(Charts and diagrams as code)
%%

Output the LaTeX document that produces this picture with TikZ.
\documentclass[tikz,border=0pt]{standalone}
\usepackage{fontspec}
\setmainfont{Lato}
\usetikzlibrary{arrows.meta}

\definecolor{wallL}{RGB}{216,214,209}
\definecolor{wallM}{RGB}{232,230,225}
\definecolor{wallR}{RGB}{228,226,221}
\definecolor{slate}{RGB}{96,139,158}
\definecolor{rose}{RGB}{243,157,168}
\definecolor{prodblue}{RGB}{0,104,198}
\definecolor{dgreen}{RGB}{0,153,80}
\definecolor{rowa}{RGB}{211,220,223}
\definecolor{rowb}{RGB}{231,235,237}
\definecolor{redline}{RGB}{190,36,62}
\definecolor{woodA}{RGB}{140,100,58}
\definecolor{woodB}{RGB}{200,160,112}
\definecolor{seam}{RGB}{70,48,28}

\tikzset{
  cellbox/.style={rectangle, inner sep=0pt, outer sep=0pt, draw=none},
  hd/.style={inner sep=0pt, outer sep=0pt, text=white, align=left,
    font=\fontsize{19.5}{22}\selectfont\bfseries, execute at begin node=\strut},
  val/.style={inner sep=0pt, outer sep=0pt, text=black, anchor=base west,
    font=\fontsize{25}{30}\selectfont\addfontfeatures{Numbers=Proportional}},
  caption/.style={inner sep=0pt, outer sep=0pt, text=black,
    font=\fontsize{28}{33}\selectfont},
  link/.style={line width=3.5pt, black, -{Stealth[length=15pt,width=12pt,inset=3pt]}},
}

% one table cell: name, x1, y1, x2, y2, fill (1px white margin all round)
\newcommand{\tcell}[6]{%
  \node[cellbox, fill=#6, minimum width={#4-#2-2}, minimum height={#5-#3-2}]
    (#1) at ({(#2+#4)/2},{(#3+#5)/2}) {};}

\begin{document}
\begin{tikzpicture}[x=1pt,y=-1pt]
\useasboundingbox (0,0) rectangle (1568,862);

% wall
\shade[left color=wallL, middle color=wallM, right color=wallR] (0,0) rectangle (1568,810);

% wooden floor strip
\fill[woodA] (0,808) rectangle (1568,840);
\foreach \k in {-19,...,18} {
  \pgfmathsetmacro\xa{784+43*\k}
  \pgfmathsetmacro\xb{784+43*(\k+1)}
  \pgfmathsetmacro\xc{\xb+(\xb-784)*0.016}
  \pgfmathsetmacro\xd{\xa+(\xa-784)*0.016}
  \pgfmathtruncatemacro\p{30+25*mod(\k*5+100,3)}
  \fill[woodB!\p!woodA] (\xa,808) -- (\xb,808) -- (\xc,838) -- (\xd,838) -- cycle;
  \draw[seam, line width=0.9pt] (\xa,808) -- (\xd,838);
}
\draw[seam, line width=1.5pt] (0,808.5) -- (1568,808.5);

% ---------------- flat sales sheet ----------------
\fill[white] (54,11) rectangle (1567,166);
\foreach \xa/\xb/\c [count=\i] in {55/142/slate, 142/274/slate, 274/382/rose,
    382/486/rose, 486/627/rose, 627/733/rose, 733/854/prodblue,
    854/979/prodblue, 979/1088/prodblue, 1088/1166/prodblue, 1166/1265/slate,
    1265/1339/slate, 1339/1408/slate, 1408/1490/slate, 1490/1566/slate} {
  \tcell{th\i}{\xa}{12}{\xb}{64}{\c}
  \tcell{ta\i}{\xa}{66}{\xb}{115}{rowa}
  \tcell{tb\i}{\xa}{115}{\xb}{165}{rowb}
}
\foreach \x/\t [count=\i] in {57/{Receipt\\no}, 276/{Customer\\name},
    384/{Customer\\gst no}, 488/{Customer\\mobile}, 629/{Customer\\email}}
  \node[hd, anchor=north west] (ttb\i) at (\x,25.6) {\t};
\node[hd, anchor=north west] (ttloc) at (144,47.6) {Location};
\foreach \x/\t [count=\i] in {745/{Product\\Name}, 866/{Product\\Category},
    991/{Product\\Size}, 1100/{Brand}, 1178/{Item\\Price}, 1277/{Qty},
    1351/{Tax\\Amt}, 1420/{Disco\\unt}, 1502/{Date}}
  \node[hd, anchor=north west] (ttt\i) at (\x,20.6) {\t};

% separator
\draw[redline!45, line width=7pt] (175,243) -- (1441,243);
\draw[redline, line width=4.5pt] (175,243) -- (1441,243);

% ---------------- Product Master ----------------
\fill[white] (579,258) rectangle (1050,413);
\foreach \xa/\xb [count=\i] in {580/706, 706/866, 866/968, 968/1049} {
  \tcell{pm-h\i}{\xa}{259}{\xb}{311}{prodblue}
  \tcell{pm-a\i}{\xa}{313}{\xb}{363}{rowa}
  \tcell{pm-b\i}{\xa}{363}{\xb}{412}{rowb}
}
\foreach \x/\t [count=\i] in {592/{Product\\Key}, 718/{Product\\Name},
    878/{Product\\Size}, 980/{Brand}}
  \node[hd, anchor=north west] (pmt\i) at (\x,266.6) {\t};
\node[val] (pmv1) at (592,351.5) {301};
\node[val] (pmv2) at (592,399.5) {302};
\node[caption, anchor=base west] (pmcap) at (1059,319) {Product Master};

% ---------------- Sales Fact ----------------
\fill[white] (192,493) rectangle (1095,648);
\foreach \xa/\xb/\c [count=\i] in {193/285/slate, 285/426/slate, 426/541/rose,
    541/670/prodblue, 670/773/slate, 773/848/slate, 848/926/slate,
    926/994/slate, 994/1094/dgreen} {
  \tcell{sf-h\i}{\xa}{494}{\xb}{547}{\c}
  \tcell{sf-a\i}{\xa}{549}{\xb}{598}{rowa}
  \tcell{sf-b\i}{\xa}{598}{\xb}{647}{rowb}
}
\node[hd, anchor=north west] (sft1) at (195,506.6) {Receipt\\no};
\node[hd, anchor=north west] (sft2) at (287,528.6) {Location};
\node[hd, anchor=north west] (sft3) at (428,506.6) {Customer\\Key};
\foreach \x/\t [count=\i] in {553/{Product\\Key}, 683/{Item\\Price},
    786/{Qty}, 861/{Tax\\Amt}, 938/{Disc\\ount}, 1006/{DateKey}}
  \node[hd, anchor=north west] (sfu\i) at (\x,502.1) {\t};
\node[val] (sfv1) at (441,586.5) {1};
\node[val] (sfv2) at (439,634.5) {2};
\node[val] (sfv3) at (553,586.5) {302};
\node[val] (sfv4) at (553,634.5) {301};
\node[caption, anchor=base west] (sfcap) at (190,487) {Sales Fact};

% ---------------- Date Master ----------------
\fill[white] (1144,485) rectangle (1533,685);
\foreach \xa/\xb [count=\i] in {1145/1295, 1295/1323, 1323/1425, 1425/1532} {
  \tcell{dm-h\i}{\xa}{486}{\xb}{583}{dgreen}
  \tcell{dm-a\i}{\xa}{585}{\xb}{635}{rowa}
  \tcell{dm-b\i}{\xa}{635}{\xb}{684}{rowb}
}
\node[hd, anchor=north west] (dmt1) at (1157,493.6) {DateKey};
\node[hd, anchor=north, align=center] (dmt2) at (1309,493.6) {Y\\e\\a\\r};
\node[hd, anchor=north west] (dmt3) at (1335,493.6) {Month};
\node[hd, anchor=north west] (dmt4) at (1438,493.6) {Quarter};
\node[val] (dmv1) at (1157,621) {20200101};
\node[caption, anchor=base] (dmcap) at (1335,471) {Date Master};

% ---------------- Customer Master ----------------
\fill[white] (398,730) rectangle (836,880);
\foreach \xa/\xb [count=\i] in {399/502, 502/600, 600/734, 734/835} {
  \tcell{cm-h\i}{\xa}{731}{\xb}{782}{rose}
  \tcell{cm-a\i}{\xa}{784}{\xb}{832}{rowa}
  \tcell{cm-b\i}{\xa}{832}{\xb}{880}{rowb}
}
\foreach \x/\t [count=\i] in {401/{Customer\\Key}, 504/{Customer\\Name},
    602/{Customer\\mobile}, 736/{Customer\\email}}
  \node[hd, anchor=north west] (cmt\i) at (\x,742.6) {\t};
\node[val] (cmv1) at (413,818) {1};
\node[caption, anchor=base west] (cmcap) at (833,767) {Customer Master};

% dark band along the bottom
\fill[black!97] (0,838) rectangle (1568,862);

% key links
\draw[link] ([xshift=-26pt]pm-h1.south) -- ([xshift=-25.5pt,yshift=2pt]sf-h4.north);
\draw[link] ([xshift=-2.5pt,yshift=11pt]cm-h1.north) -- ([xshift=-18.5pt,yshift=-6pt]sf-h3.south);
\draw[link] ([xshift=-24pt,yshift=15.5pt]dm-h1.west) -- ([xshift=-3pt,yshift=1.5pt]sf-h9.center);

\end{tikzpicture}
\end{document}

%%
%%

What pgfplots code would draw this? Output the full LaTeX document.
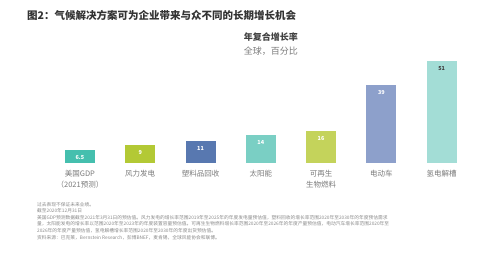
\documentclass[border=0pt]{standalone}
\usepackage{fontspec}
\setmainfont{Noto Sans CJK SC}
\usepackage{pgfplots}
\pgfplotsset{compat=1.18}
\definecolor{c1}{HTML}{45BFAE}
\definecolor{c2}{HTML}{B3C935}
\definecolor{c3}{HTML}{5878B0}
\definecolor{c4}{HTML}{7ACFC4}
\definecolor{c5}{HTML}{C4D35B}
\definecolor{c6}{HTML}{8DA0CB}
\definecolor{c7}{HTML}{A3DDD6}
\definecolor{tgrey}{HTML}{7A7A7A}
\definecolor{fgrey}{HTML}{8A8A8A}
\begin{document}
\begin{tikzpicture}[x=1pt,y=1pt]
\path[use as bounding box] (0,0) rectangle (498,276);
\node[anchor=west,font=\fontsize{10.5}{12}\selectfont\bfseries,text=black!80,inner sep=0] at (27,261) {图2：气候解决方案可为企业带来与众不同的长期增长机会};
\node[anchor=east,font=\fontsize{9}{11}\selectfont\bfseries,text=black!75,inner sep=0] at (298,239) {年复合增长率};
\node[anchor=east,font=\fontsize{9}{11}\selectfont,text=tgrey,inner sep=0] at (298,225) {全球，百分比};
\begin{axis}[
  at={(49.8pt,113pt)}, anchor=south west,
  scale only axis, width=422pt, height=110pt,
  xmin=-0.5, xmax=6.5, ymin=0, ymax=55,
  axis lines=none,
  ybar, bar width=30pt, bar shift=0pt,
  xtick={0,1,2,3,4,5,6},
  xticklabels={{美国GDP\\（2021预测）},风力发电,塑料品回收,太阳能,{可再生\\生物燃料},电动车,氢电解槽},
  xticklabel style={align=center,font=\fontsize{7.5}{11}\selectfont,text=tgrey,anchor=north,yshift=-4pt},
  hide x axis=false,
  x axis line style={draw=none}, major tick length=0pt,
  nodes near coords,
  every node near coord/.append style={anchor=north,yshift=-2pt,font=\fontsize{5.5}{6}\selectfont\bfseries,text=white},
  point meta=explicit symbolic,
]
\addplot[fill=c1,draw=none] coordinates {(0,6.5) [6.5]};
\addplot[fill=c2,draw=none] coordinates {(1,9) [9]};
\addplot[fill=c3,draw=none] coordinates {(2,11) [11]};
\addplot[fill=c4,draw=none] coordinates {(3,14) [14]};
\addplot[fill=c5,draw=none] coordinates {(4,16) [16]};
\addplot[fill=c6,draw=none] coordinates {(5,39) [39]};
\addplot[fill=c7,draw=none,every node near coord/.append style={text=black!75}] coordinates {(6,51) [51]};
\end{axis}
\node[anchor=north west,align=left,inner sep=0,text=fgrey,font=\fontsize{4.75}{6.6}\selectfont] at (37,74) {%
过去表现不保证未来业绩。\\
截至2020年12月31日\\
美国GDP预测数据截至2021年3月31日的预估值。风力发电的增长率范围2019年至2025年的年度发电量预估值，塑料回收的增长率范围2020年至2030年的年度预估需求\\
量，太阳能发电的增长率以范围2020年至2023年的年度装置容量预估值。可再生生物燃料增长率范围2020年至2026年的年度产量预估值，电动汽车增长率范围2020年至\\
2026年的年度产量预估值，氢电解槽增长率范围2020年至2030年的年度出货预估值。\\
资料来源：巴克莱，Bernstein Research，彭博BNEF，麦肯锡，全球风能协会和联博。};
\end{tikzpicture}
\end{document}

%%

### GIVEN REQUEST
Copy each line of the data above that holds "this".

### RESULT OF THE EXERCISE
Output the LaTeX document that produces this picture with TikZ.
What pgfplots code would draw this? Output the full LaTeX document.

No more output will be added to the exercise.